Le prince Charles, réputé attaché à sa grand-mère, et qui assiste régulièrement à des rassemblements de la communauté juive britannique, a pour sa part été plus assidu à Jérusalem. Il s’est rendu aux obsèques du premier ministre Yitzhak Rabin en 1995, puis à celles de Shimon Pérès en 2016 – sans que ces déplacements n’incluent de rencontres diplomatiques. Il est retourné en Israël en 2020, parmi plusieurs dizaines de chefs d’Etat et de gouvernement, pour un Forum mondial de l’holocauste.

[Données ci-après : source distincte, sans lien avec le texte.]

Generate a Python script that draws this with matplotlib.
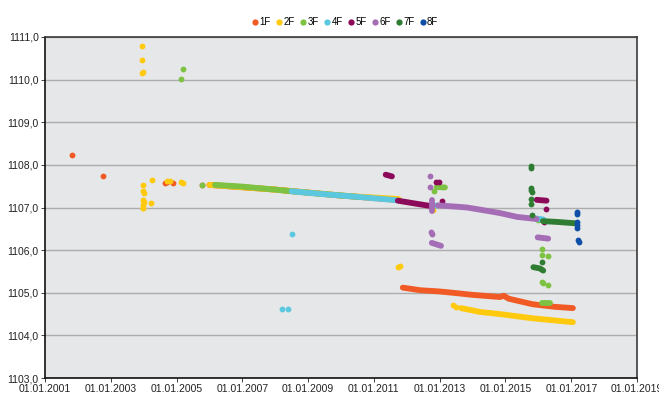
import datetime as dt
import matplotlib
matplotlib.use("Agg")
import matplotlib.pyplot as plt
import matplotlib.dates as mdates
from matplotlib.ticker import FuncFormatter, MultipleLocator, FixedLocator
from matplotlib.lines import Line2D


def yr(y):
    # decimal year -> datetime
    year = int(y)
    start = dt.datetime(year, 1, 1)
    days = (dt.datetime(year + 1, 1, 1) - start).days
    return start + dt.timedelta(days=(y - year) * days)


SERIES = ["1F", "2F", "3F", "4F", "5F", "6F", "7F", "8F"]
COLORS = ["#F15A24", "#FFC90E", "#7DC243", "#5CC8DF",
          "#8C0A5A", "#A46DB5", "#2E7D32", "#0F4FA8"]
TICK_YEARS = [2001, 2003, 2005, 2007, 2009, 2011, 2013, 2015, 2017, 2019]

# single readings: (decimal year, value)
F1_DOTS = [(2001.82, 1108.22), (2002.76, 1107.75), (2004.65, 1107.58),
           (2004.72, 1107.59), (2004.88, 1107.57), (2005.77, 1107.53)]
F2_DOTS = [(2003.95, 1110.79), (2003.95, 1110.46), (2003.95, 1110.15),
           (2003.97, 1110.17), (2003.98, 1107.53), (2003.99, 1107.38),
           (2004.0, 1107.35), (2003.98, 1107.18), (2004.0, 1107.13),
           (2003.99, 1107.05), (2003.97, 1107.0), (2003.98, 1106.98),
           (2004.22, 1107.1), (2004.25, 1107.64), (2004.7, 1107.63),
           (2004.8, 1107.63), (2005.13, 1107.6), (2005.2, 1107.58),
           (2011.73, 1105.6), (2011.8, 1105.62), (2012.8, 1106.94),
           (2013.4, 1104.71), (2013.5, 1104.66)]
F3_DOTS = [(2005.13, 1110.01), (2005.19, 1110.25), (2005.77, 1107.53),
           (2012.82, 1107.39), (2016.1, 1106.02), (2016.1, 1105.88),
           (2016.3, 1105.86), (2016.12, 1105.25), (2016.14, 1105.22),
           (2016.3, 1105.18), (2016.0, 1106.7)]
F4_DOTS = [(2008.52, 1106.37), (2008.2, 1104.61), (2008.38, 1104.63),
           (2012.9, 1107.05)]
F5_DOTS = [(2012.9, 1107.6), (2012.98, 1107.59), (2013.07, 1107.15),
           (2016.22, 1106.96), (2016.18, 1106.66)]
F6_DOTS = [(2012.7, 1107.74), (2012.7, 1107.48), (2012.75, 1106.43),
           (2012.76, 1106.39)]
F7_DOTS = [(2015.77, 1107.97), (2015.77, 1107.93), (2015.77, 1107.45),
           (2015.78, 1107.4), (2015.8, 1107.36), (2015.77, 1107.2),
           (2015.77, 1107.08), (2015.8, 1106.83), (2016.12, 1105.72)]
F8_DOTS = [(2017.17, 1106.9), (2017.17, 1106.85), (2017.17, 1106.67),
           (2017.18, 1106.6), (2017.18, 1106.53), (2017.2, 1106.24),
           (2017.25, 1106.2)]

# dense runs of readings, drawn as continuous tracks
F1_RUNS = [[(2006.0, 1107.53), (2008.0, 1107.42), (2010.0, 1107.28), (2011.7, 1107.18)],
           [(2011.88, 1105.12), (2012.4, 1105.06), (2013.0, 1105.03),
            (2013.52, 1104.99), (2014.0, 1104.95), (2014.5, 1104.92),
            (2014.83, 1104.9), (2014.95, 1104.93), (2015.1, 1104.86),
            (2015.83, 1104.73), (2016.5, 1104.67), (2017.05, 1104.64)]]
F2_RUNS = [[(2006.0, 1107.53), (2008.0, 1107.42), (2010.0, 1107.28), (2011.75, 1107.2)],
           [(2013.65, 1104.64), (2014.22, 1104.55), (2014.83, 1104.5),
            (2015.83, 1104.4), (2017.05, 1104.31)]]
F3_RUNS = [[(2006.17, 1107.53), (2007.0, 1107.49), (2008.0, 1107.42),
            (2008.5, 1107.38), (2010.5, 1107.25)],
           [(2012.91, 1107.48), (2013.16, 1107.47)],
           [(2016.1, 1104.76), (2016.35, 1104.76)]]
F4_RUNS = [[(2008.5, 1107.38), (2009.5, 1107.31), (2010.5, 1107.25), (2011.7, 1107.17)],
           [(2015.85, 1106.75), (2016.15, 1106.72)]]
F5_RUNS = [[(2011.36, 1107.77), (2011.55, 1107.73)],
           [(2011.73, 1107.16), (2012.2, 1107.1), (2012.76, 1107.03)],
           [(2015.95, 1107.18), (2016.25, 1107.16)]]
F6_RUNS = [[(2012.77, 1107.17), (2012.77, 1106.92)],
           [(2012.76, 1106.17), (2013.04, 1106.1)],
           [(2012.95, 1107.05), (2013.5, 1107.02), (2013.83, 1107.0),
            (2014.3, 1106.94), (2014.83, 1106.87), (2015.35, 1106.78),
            (2015.95, 1106.73)],
           [(2015.98, 1106.3), (2016.3, 1106.27)]]
F7_RUNS = [[(2016.14, 1106.68), (2016.6, 1106.66), (2017.11, 1106.63)],
           [(2015.85, 1105.6), (2016.05, 1105.57), (2016.15, 1105.52)]]
F8_RUNS = []

DOTS = [F1_DOTS, F2_DOTS, F3_DOTS, F4_DOTS, F5_DOTS, F6_DOTS, F7_DOTS, F8_DOTS]
RUNS = [F1_RUNS, F2_RUNS, F3_RUNS, F4_RUNS, F5_RUNS, F6_RUNS, F7_RUNS, F8_RUNS]

plt.rcParams['font.family'] = ['Liberation Sans', 'DejaVu Sans']

fig = plt.figure(figsize=(6.59, 3.94), dpi=100)
ax = fig.add_axes([0.0683, 0.0406, 0.8983, 0.8655])
ax.set_facecolor("#E6E7E8")

ms = 4.2
for name, col, dots, runs in zip(SERIES, COLORS, DOTS, RUNS):
    for run in runs:
        ax.plot([yr(p[0]) for p in run], [p[1] for p in run], color=col,
                lw=ms, solid_capstyle="round", solid_joinstyle="round", zorder=3)
    ax.plot([yr(p[0]) for p in dots], [p[1] for p in dots], "o", color=col,
            ms=ms, mew=0, zorder=3)

ax.set_ylim(1103, 1111)
ax.yaxis.set_major_locator(MultipleLocator(1))
ax.yaxis.set_major_formatter(FuncFormatter(lambda v, p: f"{v:.1f}".replace(".", ",")))
ax.set_xlim(dt.datetime(2001, 1, 1), dt.datetime(2019, 1, 1))
ax.xaxis.set_major_locator(FixedLocator(
    [mdates.date2num(dt.datetime(y, 1, 1)) for y in TICK_YEARS]))
ax.xaxis.set_major_formatter(mdates.DateFormatter("%d.%m.%Y"))

ax.grid(axis="y", color="#ADADAD", lw=1)
ax.set_axisbelow(True)
for s in ax.spines.values():
    s.set_color("#3A3A3A")
    s.set_linewidth(1.2)
ax.spines["left"].set_color("#111111")
ax.spines["bottom"].set_color("#111111")
ax.tick_params(axis="both", labelsize=7.5, colors="#222222", length=3, width=0.6, pad=1.5)

handles = [Line2D([], [], ls="none", marker="o", color=c, ms=4.5, mew=0) for c in COLORS]
fig.legend(handles, SERIES, loc="center", bbox_to_anchor=(0.524, 0.944), ncol=8,
           frameon=False, fontsize=7, handletextpad=0.15, columnspacing=0.55,
           handlelength=0.6)

fig.savefig("out.png", dpi=100)
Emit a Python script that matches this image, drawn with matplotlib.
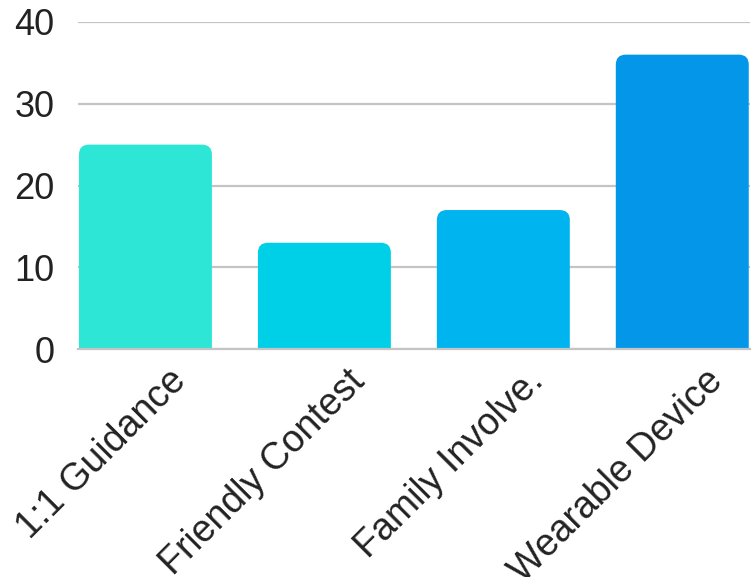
from matplotlib import pyplot as plt
from matplotlib.patches import FancyBboxPatch
from matplotlib.transforms import ScaledTranslation

categories = ['1:1 Guidance', 'Friendly Contest', 'Family Involve.', 'Wearable Device']
values = [25, 13, 17, 36]
colors = ['#2EE6D6', '#00CFE8', '#00B4F0', '#0496E8']
y_ticks = [0, 10, 20, 30, 40]

plt.rcParams['font.family'] = ['Liberation Sans', 'DejaVu Sans']

fig = plt.figure(figsize=(7.52, 5.77), dpi=100)
ax = fig.add_axes([0.1037, 0.395, 0.8933, 0.567])

x = range(len(categories))
bar_w = 0.743
ax.set_xlim(-0.377, 3.377)
ax.set_ylim(0, 40)

# rounded top corners: box reaches below the axis and is clipped there
w_px = ax.get_position().width * fig.get_figwidth() * fig.dpi
h_px = ax.get_position().height * fig.get_figheight() * fig.dpi
x_per_px = (3.377 + 0.377) / w_px
y_per_px = 40 / h_px
radius = 10 * x_per_px
for xi, v, c in zip(x, values, colors):
    box = FancyBboxPatch((xi - bar_w / 2, -5), bar_w, v + 5,
                         boxstyle=f'round,pad=0,rounding_size={radius}',
                         mutation_aspect=y_per_px / x_per_px,
                         facecolor=c, edgecolor='none', zorder=2)
    ax.add_patch(box)

ax.set_yticks(y_ticks)
ax.grid(axis='y', color='#c4c4c4', linewidth=1.6, zorder=0)
ax.set_axisbelow(True)
for side in ['top', 'right', 'left']:
    ax.spines[side].set_visible(False)
ax.spines['bottom'].set_color('#c4c4c4')
ax.spines['bottom'].set_linewidth(1.6)
ax.spines['bottom'].set_zorder(3)

ax.set_xticks(list(x))
ax.set_xticklabels(categories, rotation=45, ha='right', rotation_mode='anchor')
ax.tick_params(axis='both', length=0, colors='#222222')
ax.tick_params(axis='y', pad=17, labelsize=26)
ax.tick_params(axis='x', pad=10, labelsize=27)
shift = ScaledTranslation(22 / 100, 0, fig.dpi_scale_trans)
for lbl in ax.get_xticklabels():
    lbl.set_transform(lbl.get_transform() + shift)

fig.savefig('out.png', dpi=100)
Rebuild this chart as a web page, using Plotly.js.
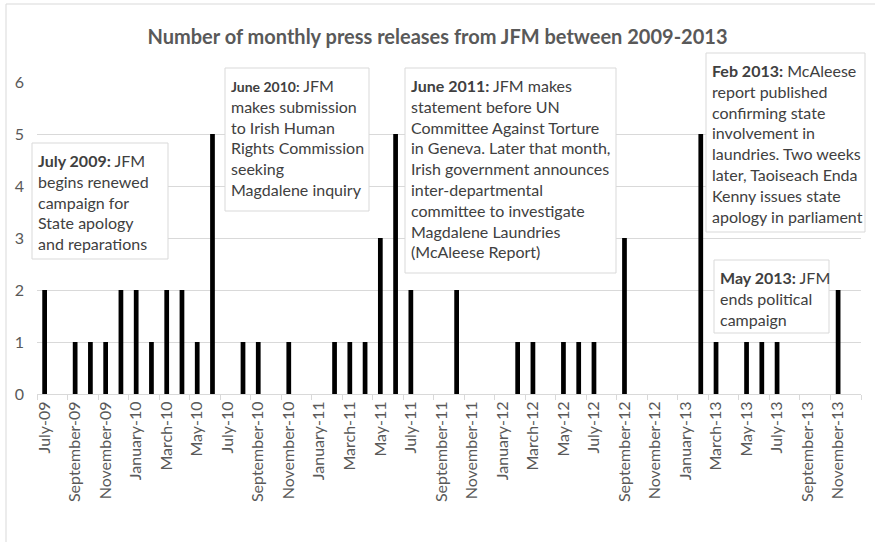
<!DOCTYPE html>
<html>
<head>
<meta charset="utf-8">
<script src="https://cdn.plot.ly/plotly-3.0.1.min.js"></script>
<style>html,body{margin:0;padding:0;background:#fff;}#chart{width:875px;height:542px;}</style>
</head>
<body>
<div id="chart"></div>
<script>
const months = [
  "July-09","August-09","September-09","October-09","November-09","December-09",
  "January-10","February-10","March-10","April-10","May-10","June-10",
  "July-10","August-10","September-10","October-10","November-10","December-10",
  "January-11","February-11","March-11","April-11","May-11","June-11",
  "July-11","August-11","September-11","October-11","November-11","December-11",
  "January-12","February-12","March-12","April-12","May-12","June-12",
  "July-12","August-12","September-12","October-12","November-12","December-12",
  "January-13","February-13","March-13","April-13","May-13","June-13",
  "July-13","August-13","September-13","October-13","November-13","December-13"
];
const pressReleases = [
  2,0,1,1,1,2,
  2,1,2,2,1,5,
  0,1,1,0,1,0,
  0,1,1,1,3,5,
  2,0,0,2,0,0,
  0,1,1,0,1,1,
  1,0,3,0,0,0,
  0,5,1,0,1,1,
  1,0,0,0,2,0
];
const titleText = "Number of monthly press releases from JFM between 2009-2013";
const notes = [
  {bold: "July 2009:", body: " JFM<br>begins renewed<br>campaign for<br>State apology<br>and reparations"},
  {bold: "June 2010:", body: " JFM<br>makes submission<br>to Irish Human<br>Rights Commission<br>seeking<br>Magdalene inquiry"},
  {bold: "June 2011:", body: " JFM makes<br>statement before UN<br>Committee Against Torture<br>in Geneva. Later that month,<br>Irish government announces<br>inter-departmental<br>committee to investigate<br>Magdalene Laundries<br>(McAleese Report)"},
  {bold: "Feb 2013:", body: " McAleese<br>report published<br>confirming state<br>involvement in<br>laundries. Two weeks<br>later, Taoiseach Enda<br>Kenny issues state<br>apology in parliament"},
  {bold: "May 2013:", body: " JFM<br>ends political<br>campaign"}
];

// layout geometry (pixels)
const W = 875, H = 542, L = 37, R = 861, T = 82, B = 394;
const px = x => (x - L) / (R - L);
const py = y => (B - y) / (B - T);
// boxes in pixels [x0, y0, x1, y1]
const boxes = [
  [32, 143, 168, 259],
  [225, 68, 369, 211],
  [405, 68, 616, 273],
  [706, 53, 865, 232],
  [714, 260, 829, 333]
];
const boldSize = [16, 14, 16, 16, 16];

const font = "Lato, 'Open Sans', sans-serif";
const shapes = [{
  type: "rect", xref: "paper", yref: "paper", layer: "below",
  x0: px(6), x1: px(890), y0: py(560), y1: py(4),
  line: {color: "#d9d9d9", width: 1}, fillcolor: "rgba(0,0,0,0)"
}];
const annotations = [];
boxes.forEach((b, i) => {
  shapes.push({
    type: "rect", xref: "paper", yref: "paper", layer: "above",
    x0: px(b[0]), x1: px(b[2]), y0: py(b[3]), y1: py(b[1]),
    line: {color: "#d9d9d9", width: 1}, fillcolor: "#ffffff"
  });
  annotations.push({
    xref: "paper", yref: "paper", x: px(b[0] + 4), y: py(b[1] + 6),
    xanchor: "left", yanchor: "top", align: "left", showarrow: false,
    text: "<b><span style='font-size:" + boldSize[i] + "px'>" + notes[i].bold + "</span></b>" + notes[i].body,
    font: {family: font, size: 16, color: "#404040"}
  });
});

const trace = {
  type: "bar", x: months, y: pressReleases,
  marker: {color: "#000000", line: {width: 0}},
  hoverinfo: "x+y"
};

const layout = {
  width: W, height: H,
  margin: {l: L, r: W - R, t: T, b: H - B, pad: 0},
  paper_bgcolor: "#ffffff", plot_bgcolor: "#ffffff",
  bargap: 0.69,
  showlegend: false,
  font: {family: font, color: "#595959"},
  title: {
    text: "<b>" + titleText + "</b>",
    font: {family: font, size: 20, color: "#595959"},
    x: 0.5, xanchor: "center", xref: "container",
    y: 1 - 37 / H, yanchor: "middle", yref: "container"
  },
  xaxis: {
    type: "category", categoryorder: "array", categoryarray: months,
    range: [-0.5, months.length - 0.5],
    dtick: 2, tickangle: -90, tickson: "boundaries",
    ticks: "outside", ticklen: 5, tickcolor: "#d9d9d9",
    showline: true, linecolor: "#d9d9d9", linewidth: 1,
    showgrid: false, zeroline: false,
    tickfont: {family: font, size: 16, color: "#595959"},
    automargin: false
  },
  yaxis: {
    range: [0, 6], dtick: 1, tick0: 0,
    showgrid: true, gridcolor: "#d9d9d9", gridwidth: 1,
    zeroline: false, showline: false, ticks: "",
    ticklabelstandoff: 12,
    tickfont: {family: font, size: 16, color: "#595959"},
    automargin: false
  },
  shapes: shapes,
  annotations: annotations
};

Plotly.newPlot("chart", [trace], layout, {displayModeBar: false, staticPlot: true});
</script>
</body>
</html>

Enfin en 2018, le prince William a effectué la première visite officielle de la famille en Israël et dans les territoires palestiniens, l’année des soixante-dix ans du retrait britannique et de l’indépendance d’Israël. La presse anglaise multipliait alors les conjectures sur les raisons de cette visite symbolique : simple passage du temps, nécessité de diversifier les liens du royaume après le Brexit, ou encore réchauffement des relations sous le gouvernement de Theresa May.
Et oui, on peut le dire : malgré toutes les louanges reçues des officiels juifs, israéliens ou originaires de la diaspora, la reine Elizabeth ne nous aimait pas!